Stream with sorted() before findFirst() is no longer lazy

Here's a smaller example that illustrates the issue:

Stream.of("a", "ab", "abc", "abcd")
    // .sorted() // uncomment and what follows becomes eager
    .filter(s -> s.contains("b"))
    .peek(s -> System.out.println("PEEK: " + s))
    .findFirst()
    .orElse("X");

As expected the output is:

PEEK: ab

If the sorted line is uncommented, the output is:

PEEK: ab
PEEK: abc
PEEK: abcd

(The final result of the entire pipeline is "ab" in both cases, as expected.)

It's true that sorted must consume all of its input before producing its first output element. In that sense it's eager. However, it does seem strange that it affects how elements are sent downstream.

Without sorting, the findFirst operation "pulls" elements from upstream until it finds one, and then it stops. With sorting, the sorted() operation eagerly gathers all the elements, sorts them, and since it has them all right there, it "pushes" them down the stream. Of course, findFirst ignores all but the first element. But this means that intervening operations (such as the filter) may do unnecessary work.

The final result is correct, but the behavior is unexpected. This might be considered a bug.
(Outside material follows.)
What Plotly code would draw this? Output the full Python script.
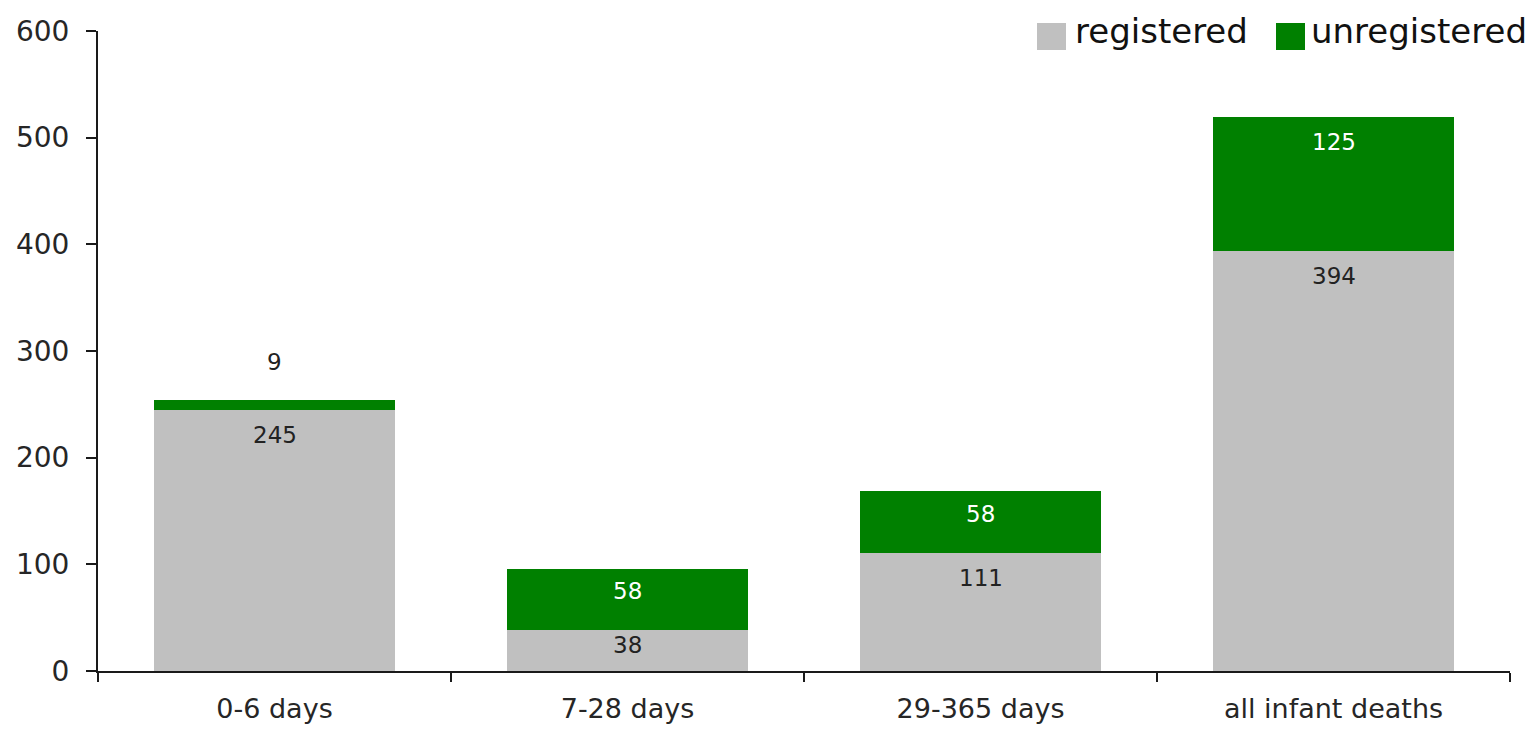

I'll investigate and file a bug if appropriate.


The sorted operation forces traversal of all the items in the stream.

Stateful operations, such as distinct and sorted, may incorporate state from previously seen elements when processing new elements.

Stateful operations may need to process the entire input before producing a result. For example, one cannot produce any results from sorting a stream until one has seen all elements of the stream.

(Source)

I'm not sure, though, why the operations following the sorted are also executed for all the elements in the stream.

If you perform the sort separately, and then use the stream for the rest of the processing, the processing will stop when the first match is found, as expected.

Arrays.sort(dataArray, Comparator.comparing(d -> d.getPriority())); // sort

Arrays.stream(dataArray)
.peek(o -> System.out.println("SORT: " + o))
.map(d -> d.getOriginalURL(shortUrl))
.peek(o -> System.out.println("MAP: " + o))
.filter(u -> u != null && !u.isEmpty())
.peek(o -> System.out.println("FILTER: " + o))
.findFirst().orElse("");

What you want to use is stream.collect(minBy(...)). It has linear performance.

The minBy static method is found on the Collectors class.